##### GIVEN DATA
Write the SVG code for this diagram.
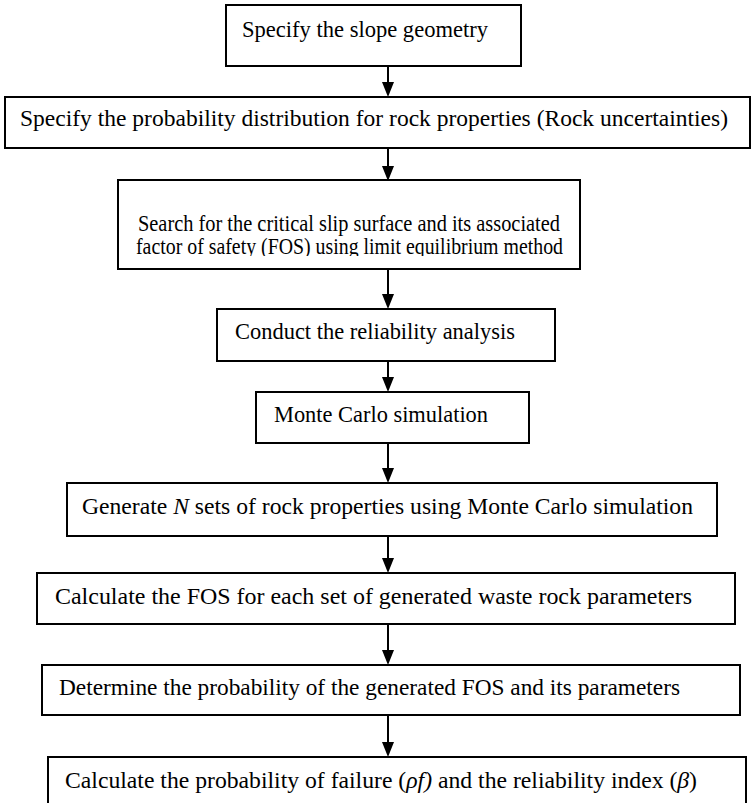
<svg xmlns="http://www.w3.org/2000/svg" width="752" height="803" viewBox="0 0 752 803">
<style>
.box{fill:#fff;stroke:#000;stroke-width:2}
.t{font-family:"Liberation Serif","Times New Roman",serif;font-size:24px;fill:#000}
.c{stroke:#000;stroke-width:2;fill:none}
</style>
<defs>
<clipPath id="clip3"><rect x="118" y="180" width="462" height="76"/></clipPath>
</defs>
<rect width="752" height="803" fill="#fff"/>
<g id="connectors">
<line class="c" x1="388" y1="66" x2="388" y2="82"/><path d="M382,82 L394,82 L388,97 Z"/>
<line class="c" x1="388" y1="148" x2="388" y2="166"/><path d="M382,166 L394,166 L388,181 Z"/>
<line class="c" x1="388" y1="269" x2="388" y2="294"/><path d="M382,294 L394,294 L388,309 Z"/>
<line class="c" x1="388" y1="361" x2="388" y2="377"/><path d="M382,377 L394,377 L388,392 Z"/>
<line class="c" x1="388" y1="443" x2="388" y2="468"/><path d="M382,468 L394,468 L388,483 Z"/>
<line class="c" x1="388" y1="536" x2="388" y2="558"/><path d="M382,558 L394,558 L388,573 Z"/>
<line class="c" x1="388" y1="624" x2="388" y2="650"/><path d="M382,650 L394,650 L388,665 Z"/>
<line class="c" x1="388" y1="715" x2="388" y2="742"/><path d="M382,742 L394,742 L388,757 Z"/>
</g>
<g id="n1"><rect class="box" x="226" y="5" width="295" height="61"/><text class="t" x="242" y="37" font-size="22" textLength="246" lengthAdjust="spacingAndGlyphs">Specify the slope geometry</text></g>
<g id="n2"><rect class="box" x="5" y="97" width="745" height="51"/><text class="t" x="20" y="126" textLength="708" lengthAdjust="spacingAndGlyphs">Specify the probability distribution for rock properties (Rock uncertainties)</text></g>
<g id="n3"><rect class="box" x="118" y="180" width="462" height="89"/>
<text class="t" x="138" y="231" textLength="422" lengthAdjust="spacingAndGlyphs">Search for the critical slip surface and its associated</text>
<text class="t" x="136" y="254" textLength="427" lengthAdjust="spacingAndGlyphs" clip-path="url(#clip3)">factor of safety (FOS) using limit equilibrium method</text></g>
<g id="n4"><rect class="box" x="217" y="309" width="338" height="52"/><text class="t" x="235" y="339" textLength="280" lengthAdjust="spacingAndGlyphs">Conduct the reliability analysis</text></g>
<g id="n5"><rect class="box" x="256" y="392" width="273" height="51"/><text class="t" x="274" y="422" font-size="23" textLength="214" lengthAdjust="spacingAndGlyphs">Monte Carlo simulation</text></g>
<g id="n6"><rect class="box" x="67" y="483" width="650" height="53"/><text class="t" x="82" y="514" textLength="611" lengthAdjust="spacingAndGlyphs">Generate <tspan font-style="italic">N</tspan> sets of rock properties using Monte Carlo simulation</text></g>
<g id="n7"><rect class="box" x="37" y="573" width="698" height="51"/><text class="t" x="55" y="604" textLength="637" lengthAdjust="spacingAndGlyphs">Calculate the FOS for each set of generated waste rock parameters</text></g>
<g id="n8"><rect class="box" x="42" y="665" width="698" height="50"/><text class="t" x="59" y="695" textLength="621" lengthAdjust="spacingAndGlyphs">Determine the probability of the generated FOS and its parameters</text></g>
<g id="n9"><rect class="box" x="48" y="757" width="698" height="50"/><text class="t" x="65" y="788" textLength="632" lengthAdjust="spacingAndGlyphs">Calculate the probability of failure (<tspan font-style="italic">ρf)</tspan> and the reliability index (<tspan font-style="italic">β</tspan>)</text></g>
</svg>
##########
# [WHAT IS REQUIRED]
Copy out all of the data word for word. Do not carry over any picture.

# [FULL SOLUTION]
Write the SVG code for this diagram.
<svg xmlns="http://www.w3.org/2000/svg" width="752" height="803" viewBox="0 0 752 803">
<style>
.box{fill:#fff;stroke:#000;stroke-width:2}
.t{font-family:"Liberation Serif","Times New Roman",serif;font-size:24px;fill:#000}
.c{stroke:#000;stroke-width:2;fill:none}
</style>
<defs>
<clipPath id="clip3"><rect x="118" y="180" width="462" height="76"/></clipPath>
</defs>
<rect width="752" height="803" fill="#fff"/>
<g id="connectors">
<line class="c" x1="388" y1="66" x2="388" y2="82"/><path d="M382,82 L394,82 L388,97 Z"/>
<line class="c" x1="388" y1="148" x2="388" y2="166"/><path d="M382,166 L394,166 L388,181 Z"/>
<line class="c" x1="388" y1="269" x2="388" y2="294"/><path d="M382,294 L394,294 L388,309 Z"/>
<line class="c" x1="388" y1="361" x2="388" y2="377"/><path d="M382,377 L394,377 L388,392 Z"/>
<line class="c" x1="388" y1="443" x2="388" y2="468"/><path d="M382,468 L394,468 L388,483 Z"/>
<line class="c" x1="388" y1="536" x2="388" y2="558"/><path d="M382,558 L394,558 L388,573 Z"/>
<line class="c" x1="388" y1="624" x2="388" y2="650"/><path d="M382,650 L394,650 L388,665 Z"/>
<line class="c" x1="388" y1="715" x2="388" y2="742"/><path d="M382,742 L394,742 L388,757 Z"/>
</g>
<g id="n1"><rect class="box" x="226" y="5" width="295" height="61"/><text class="t" x="242" y="37" font-size="22" textLength="246" lengthAdjust="spacingAndGlyphs">Specify the slope geometry</text></g>
<g id="n2"><rect class="box" x="5" y="97" width="745" height="51"/><text class="t" x="20" y="126" textLength="708" lengthAdjust="spacingAndGlyphs">Specify the probability distribution for rock properties (Rock uncertainties)</text></g>
<g id="n3"><rect class="box" x="118" y="180" width="462" height="89"/>
<text class="t" x="138" y="231" textLength="422" lengthAdjust="spacingAndGlyphs">Search for the critical slip surface and its associated</text>
<text class="t" x="136" y="254" textLength="427" lengthAdjust="spacingAndGlyphs" clip-path="url(#clip3)">factor of safety (FOS) using limit equilibrium method</text></g>
<g id="n4"><rect class="box" x="217" y="309" width="338" height="52"/><text class="t" x="235" y="339" textLength="280" lengthAdjust="spacingAndGlyphs">Conduct the reliability analysis</text></g>
<g id="n5"><rect class="box" x="256" y="392" width="273" height="51"/><text class="t" x="274" y="422" font-size="23" textLength="214" lengthAdjust="spacingAndGlyphs">Monte Carlo simulation</text></g>
<g id="n6"><rect class="box" x="67" y="483" width="650" height="53"/><text class="t" x="82" y="514" textLength="611" lengthAdjust="spacingAndGlyphs">Generate <tspan font-style="italic">N</tspan> sets of rock properties using Monte Carlo simulation</text></g>
<g id="n7"><rect class="box" x="37" y="573" width="698" height="51"/><text class="t" x="55" y="604" textLength="637" lengthAdjust="spacingAndGlyphs">Calculate the FOS for each set of generated waste rock parameters</text></g>
<g id="n8"><rect class="box" x="42" y="665" width="698" height="50"/><text class="t" x="59" y="695" textLength="621" lengthAdjust="spacingAndGlyphs">Determine the probability of the generated FOS and its parameters</text></g>
<g id="n9"><rect class="box" x="48" y="757" width="698" height="50"/><text class="t" x="65" y="788" textLength="632" lengthAdjust="spacingAndGlyphs">Calculate the probability of failure (<tspan font-style="italic">ρf)</tspan> and the reliability index (<tspan font-style="italic">β</tspan>)</text></g>
</svg>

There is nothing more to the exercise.